Begin with the first line below and retype each line exactly through the line containing "showarrow=False, **common))". Any pictures are to be left out.

## BEGIN EXTRACTED DATA

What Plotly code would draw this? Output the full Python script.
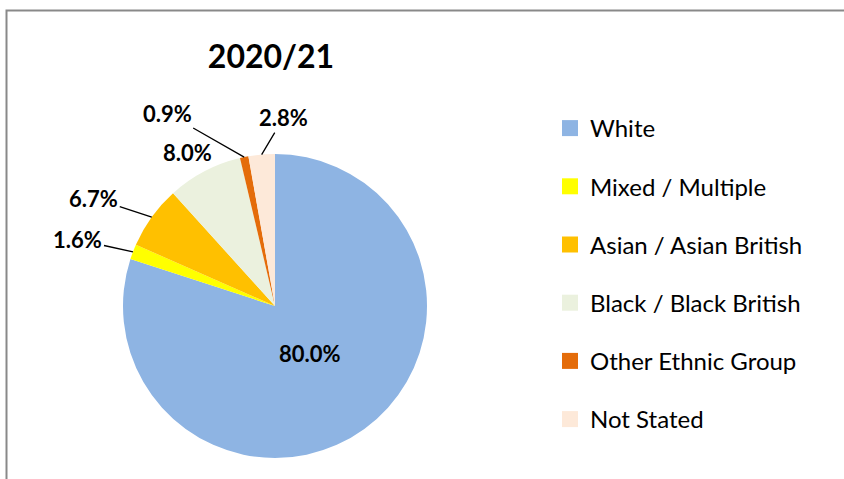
import math
import plotly.graph_objects as go

# ---- data ----
categories = ["White", "Mixed / Multiple", "Asian / Asian British",
              "Black / Black British", "Other Ethnic Group", "Not Stated"]
values = [80.0, 1.6, 6.7, 8.0, 0.9, 2.8]
colors = ["#8EB4E3", "#FFFF00", "#FFC000", "#EBF1DE", "#E46C0A", "#FDE9D9"]
title_text = "2020/21"

W, H = 844, 479
CX, CY, R = 275, 306, 152  # pie centre / radius in pixels (layout)

fig = go.Figure()

labels_txt = [f"{v:.1f}%" for v in values]

fig.add_trace(go.Pie(
    labels=categories, values=values, sort=False, direction="clockwise",
    rotation=0, marker=dict(colors=colors, line=dict(width=0)),
    textinfo="none", showlegend=False, hoverinfo="label+percent",
    domain=dict(x=[(CX - R) / W, (CX + R) / W],
                y=[(H - CY - R) / H, (H - CY + R) / H]),
))

# legend entries (dummy traces so the legend can be spaced like the original)
for cat, col in zip(categories, colors):
    fig.add_trace(go.Scatter(x=[None], y=[None], mode="markers", name=cat,
                             legendgroup=cat,
                             marker=dict(symbol="square", size=16, color=col)))

# data labels anchored on slice mid-angles
# (dx, dy, arrow, radius fraction)
offsets = {0: (0, 0, False, 0.39),
           1: (-55, -12, True, 1.0), 2: (-58, -19, True, 1.0),
           3: (-17, -19, False, 1.0), 4: (-77, -44, True, 1.0),
           5: (22, -37, True, 1.0)}
total = sum(values)
cum = 0.0
annotations = []
for i, v in enumerate(values):
    mid = (cum + v / 2) / total * 2 * math.pi
    cum += v
    dx, dy, arrow, rf = offsets[i]
    px = CX + rf * R * math.sin(mid)
    py = CY - rf * R * math.cos(mid)
    common = dict(text=labels_txt[i], xref="paper", yref="paper",
                  xanchor="center", yanchor="middle",
                  font=dict(family="Lato", size=22, color="black", weight="bold"))
    if arrow:
        annotations.append(dict(x=px / W, y=1 - py / H, showarrow=True,
                                ax=dx, ay=dy, arrowhead=0, arrowwidth=1.3,
                                arrowcolor="black", standoff=0, **common))
    else:
        annotations.append(dict(x=(px + dx) / W, y=1 - (py + dy) / H,
                                showarrow=False, **common))

fig.update_layout(
    width=W, height=H, margin=dict(l=0, r=0, t=0, b=0),
    paper_bgcolor="white", plot_bgcolor="white",
    title=dict(text=title_text, x=271 / W, y=1 - 57 / H, xanchor="center",
               yanchor="middle",
               font=dict(family="Lato", size=32, color="black", weight="bold")),
    xaxis=dict(visible=False), yaxis=dict(visible=False),
    legend=dict(x=550 / W, y=1 - 106 / H, xanchor="left", yanchor="top",
                font=dict(family="Lato", size=24, color="black"),
                traceorder="grouped", tracegroupgap=24, itemsizing="trace",
                bgcolor="rgba(0,0,0,0)"),
    annotations=annotations,
    shapes=[dict(type="path", xref="paper", yref="paper",
                 path=f"M {6.5 / W} 0 L {6.5 / W} {1 - 10.5 / H} L 1 {1 - 10.5 / H}",
                 line=dict(color="#898989", width=2))],
)

fig.write_html("out.html", config={"displayModeBar": False},
               post_script="document.body.style.margin='0';"
                           "document.body.style.overflow='hidden';")
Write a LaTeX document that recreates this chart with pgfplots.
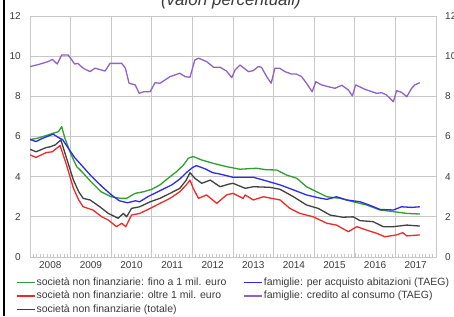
\documentclass[border=0pt]{standalone}
\usepackage{fontspec}
\setmainfont{Liberation Sans}
\usepackage{pgfplots}
\pgfplotsset{compat=1.18}
\definecolor{cgreen}{HTML}{2E9E2E}
\definecolor{cblue}{HTML}{2A2AF0}
\definecolor{cred}{HTML}{F02828}
\definecolor{cblack}{HTML}{404040}
\definecolor{cpurple}{HTML}{8F62C8}
\definecolor{cgrid}{HTML}{C8C8C8}
\definecolor{ctext}{HTML}{3A3A3A}
\begin{document}
\begin{tikzpicture}[x=1pt,y=1pt]
\useasboundingbox (0,0) rectangle (454,316);
\clip (0,0) rectangle (454,316);
\fill[black] (2.5,0) rectangle (5,316);
\node[font=\fontsize{17}{20}\selectfont\itshape, anchor=base, text=ctext] at (231,310) {(valori percentuali)};
\begin{axis}[
  at={(30pt,59pt)}, anchor=south west, scale only axis,
  width=406pt, height=241pt,
  xmin=2008, xmax=2018, ymin=0, ymax=12,
  axis line style={cgrid, line width=0.8pt},
  xtick={2008.5,2009.5,...,2017.5},
  xticklabels={2008,2009,2010,2011,2012,2013,2014,2015,2016,2017},
  extra x ticks={2009,2010,...,2017},
  extra x tick labels={},
  extra x tick style={xmajorgrids=true, major tick length=4pt},
  minor xtick={2008,2008.08333,...,2018},
  minor tick length=3pt,
  xtick pos=bottom, tick align=inside,
  ytick={0,2,...,12},
  ymajorgrids=true,
  grid style={cgrid, line width=0.8pt},
  tick style={cgrid, line width=0.6pt},
  major tick length=0pt,
  ytick pos=left,
  yticklabel style={font=\fontsize{10}{12}\selectfont, text=ctext, inner sep=0pt, anchor=east, xshift=-9pt},
  xticklabel style={font=\fontsize{10}{12}\selectfont, text=ctext, inner sep=0pt, anchor=north, yshift=-4.5pt},
  /pgf/number format/assume math mode=true,
  legend columns=2,
  legend style={at={(-0.042,-0.075)}, anchor=north west, draw=none, fill=none,
    font=\fontsize{10.5}{12}\selectfont, text=ctext,
    nodes={inner xsep=1pt, inner ysep=0pt, text height=8pt, text depth=2.5pt},
    row sep=3pt,
    /tikz/every even column/.append style={column sep=16pt}},
  legend cell align=left,
  legend image code/.code={\draw[#1, line width=1.4pt] (0pt,0pt) -- (18pt,0pt);},
  every axis plot/.append style={line width=1.3pt, line join=round},
]
\addplot[cgreen] coordinates {(2008.0,5.85) (2008.18,5.91) (2008.4,6.05) (2008.57,6.16) (2008.7,6.24) (2008.78,6.49) (2008.86,5.91) (2009.0,5.16) (2009.15,4.5) (2009.3,4.2) (2009.5,3.75) (2009.75,3.25) (2010.0,3.0) (2010.22,2.92) (2010.38,2.92) (2010.59,3.17) (2010.8,3.25) (2011.0,3.37) (2011.2,3.59) (2011.45,4.0) (2011.61,4.25) (2011.78,4.58) (2011.9,4.92) (2012.02,5.0) (2012.23,4.83) (2012.52,4.66) (2012.84,4.5) (2013.17,4.37) (2013.58,4.42) (2013.8,4.35) (2014.08,4.33) (2014.32,4.08) (2014.57,3.92) (2014.81,3.5) (2015.06,3.25) (2015.31,3.0) (2015.64,2.92) (2015.96,2.75) (2016.29,2.59) (2016.62,2.34) (2016.95,2.26) (2017.28,2.17) (2017.6,2.14)};
\addlegendentry{società non finanziarie: fino a 1 mil. euro}
\addplot[cblue] coordinates {(2008.0,5.85) (2008.15,5.75) (2008.3,5.9) (2008.57,6.12) (2008.7,5.95) (2008.8,5.85) (2008.95,5.4) (2009.1,4.95) (2009.3,4.5) (2009.5,4.05) (2009.75,3.55) (2010.0,3.1) (2010.2,2.8) (2010.4,2.7) (2010.6,2.8) (2010.7,2.75) (2010.9,3.0) (2011.1,3.2) (2011.3,3.4) (2011.5,3.6) (2011.7,3.9) (2011.85,4.2) (2012.0,4.45) (2012.1,4.55) (2012.3,4.4) (2012.5,4.2) (2012.68,4.13) (2013.0,3.97) (2013.5,3.97) (2013.75,3.83) (2014.16,3.59) (2014.49,3.34) (2014.81,3.09) (2015.1,2.95) (2015.31,2.87) (2015.55,3.0) (2015.8,2.84) (2016.13,2.75) (2016.35,2.59) (2016.62,2.37) (2016.95,2.34) (2017.15,2.5) (2017.4,2.47) (2017.6,2.5)};
\addlegendentry{famiglie: per acquisto abitazioni (TAEG)}
\addplot[cred] coordinates {(2008.0,5.08) (2008.15,4.96) (2008.4,5.2) (2008.55,5.24) (2008.74,5.55) (2008.9,4.58) (2009.07,3.42) (2009.2,2.84) (2009.31,2.5) (2009.55,2.34) (2009.77,2.0) (2009.93,1.84) (2010.13,1.51) (2010.26,1.68) (2010.36,1.51) (2010.5,2.09) (2010.7,2.17) (2010.96,2.42) (2011.2,2.67) (2011.45,2.92) (2011.69,3.25) (2011.85,3.59) (2011.94,3.83) (2012.02,3.42) (2012.15,2.92) (2012.35,3.09) (2012.6,2.67) (2012.84,3.09) (2013.0,3.17) (2013.25,2.92) (2013.3,3.09) (2013.5,2.84) (2013.75,3.0) (2014.16,2.84) (2014.4,2.42) (2014.65,2.17) (2014.98,2.0) (2015.31,1.68) (2015.55,1.59) (2015.84,1.26) (2016.05,1.51) (2016.29,1.34) (2016.54,1.18) (2016.74,1.01) (2017.03,1.1) (2017.18,1.21) (2017.28,1.05) (2017.6,1.1)};
\addlegendentry{società non finanziarie: oltre 1 mil. euro}
\addplot[cpurple] coordinates {(2008.0,9.48) (2008.2,9.58) (2008.45,9.73) (2008.55,9.84) (2008.67,9.61) (2008.78,10.06) (2008.94,10.06) (2009.1,9.61) (2009.18,9.64) (2009.31,9.4) (2009.48,9.23) (2009.6,9.4) (2009.85,9.26) (2009.97,9.64) (2010.26,9.64) (2010.35,9.4) (2010.44,8.65) (2010.59,8.57) (2010.69,8.15) (2010.8,8.23) (2010.96,8.23) (2011.08,8.68) (2011.2,8.65) (2011.45,8.98) (2011.69,9.15) (2011.82,8.98) (2011.94,8.95) (2012.06,9.81) (2012.15,9.9) (2012.35,9.73) (2012.52,9.45) (2012.68,9.45) (2012.84,9.26) (2012.97,8.93) (2013.05,9.31) (2013.17,9.56) (2013.38,9.23) (2013.5,9.28) (2013.62,9.48) (2013.7,9.45) (2013.83,8.98) (2013.94,8.65) (2014.03,9.4) (2014.15,9.4) (2014.28,9.23) (2014.44,9.11) (2014.56,9.11) (2014.69,8.98) (2014.81,8.65) (2014.95,8.23) (2015.04,8.73) (2015.18,8.57) (2015.35,8.48) (2015.51,8.4) (2015.68,8.55) (2015.84,8.32) (2015.94,8.02) (2016.02,8.57) (2016.25,8.35) (2016.42,8.23) (2016.54,8.15) (2016.66,8.18) (2016.78,8.07) (2016.95,7.73) (2017.03,8.28) (2017.15,8.2) (2017.28,7.98) (2017.4,8.4) (2017.48,8.57) (2017.6,8.68)};
\addlegendentry{famiglie: credito al consumo (TAEG)}
\addplot[cblack] coordinates {(2008.0,5.36) (2008.15,5.24) (2008.4,5.45) (2008.5,5.49) (2008.62,5.58) (2008.76,5.83) (2008.9,4.92) (2009.07,3.83) (2009.2,3.25) (2009.31,2.92) (2009.48,2.84) (2009.72,2.5) (2009.93,2.17) (2010.17,1.93) (2010.3,2.17) (2010.38,2.0) (2010.5,2.42) (2010.7,2.5) (2010.96,2.75) (2011.2,2.92) (2011.45,3.17) (2011.69,3.42) (2011.85,3.83) (2011.94,4.2) (2012.06,3.92) (2012.23,3.67) (2012.44,3.83) (2012.68,3.5) (2012.9,3.63) (2013.0,3.67) (2013.3,3.42) (2013.5,3.5) (2013.91,3.47) (2014.16,3.37) (2014.49,3.0) (2014.81,2.59) (2015.1,2.42) (2015.39,2.09) (2015.7,1.98) (2015.96,2.0) (2016.13,1.81) (2016.45,1.76) (2016.7,1.51) (2016.95,1.51) (2017.28,1.59) (2017.6,1.54)};
\addlegendentry{società non finanziarie (totale)}
\end{axis}
\begin{axis}[
  at={(30pt,59pt)}, anchor=south west, scale only axis,
  width=406pt, height=241pt,
  xmin=2008, xmax=2018, ymin=0, ymax=12,
  axis x line=none, axis y line*=right,
  y axis line style={draw=none},
  ytick={0,2,...,12}, major tick length=0pt,
  yticklabel style={font=\fontsize{10}{12}\selectfont, text=ctext, inner sep=0pt, anchor=west, xshift=9pt},
  /pgf/number format/assume math mode=true,
]
\end{axis}
\end{tikzpicture}
\end{document}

## END EXTRACTED DATA

FULL SOLUTION –
What Plotly code would draw this? Output the full Python script.
import math
import plotly.graph_objects as go

# ---- data ----
categories = ["White", "Mixed / Multiple", "Asian / Asian British",
              "Black / Black British", "Other Ethnic Group", "Not Stated"]
values = [80.0, 1.6, 6.7, 8.0, 0.9, 2.8]
colors = ["#8EB4E3", "#FFFF00", "#FFC000", "#EBF1DE", "#E46C0A", "#FDE9D9"]
title_text = "2020/21"

W, H = 844, 479
CX, CY, R = 275, 306, 152  # pie centre / radius in pixels (layout)

fig = go.Figure()

labels_txt = [f"{v:.1f}%" for v in values]

fig.add_trace(go.Pie(
    labels=categories, values=values, sort=False, direction="clockwise",
    rotation=0, marker=dict(colors=colors, line=dict(width=0)),
    textinfo="none", showlegend=False, hoverinfo="label+percent",
    domain=dict(x=[(CX - R) / W, (CX + R) / W],
                y=[(H - CY - R) / H, (H - CY + R) / H]),
))

# legend entries (dummy traces so the legend can be spaced like the original)
for cat, col in zip(categories, colors):
    fig.add_trace(go.Scatter(x=[None], y=[None], mode="markers", name=cat,
                             legendgroup=cat,
                             marker=dict(symbol="square", size=16, color=col)))

# data labels anchored on slice mid-angles
# (dx, dy, arrow, radius fraction)
offsets = {0: (0, 0, False, 0.39),
           1: (-55, -12, True, 1.0), 2: (-58, -19, True, 1.0),
           3: (-17, -19, False, 1.0), 4: (-77, -44, True, 1.0),
           5: (22, -37, True, 1.0)}
total = sum(values)
cum = 0.0
annotations = []
for i, v in enumerate(values):
    mid = (cum + v / 2) / total * 2 * math.pi
    cum += v
    dx, dy, arrow, rf = offsets[i]
    px = CX + rf * R * math.sin(mid)
    py = CY - rf * R * math.cos(mid)
    common = dict(text=labels_txt[i], xref="paper", yref="paper",
                  xanchor="center", yanchor="middle",
                  font=dict(family="Lato", size=22, color="black", weight="bold"))
    if arrow:
        annotations.append(dict(x=px / W, y=1 - py / H, showarrow=True,
                                ax=dx, ay=dy, arrowhead=0, arrowwidth=1.3,
                                arrowcolor="black", standoff=0, **common))
    else:
        annotations.append(dict(x=(px + dx) / W, y=1 - (py + dy) / H,
                                showarrow=False, **common))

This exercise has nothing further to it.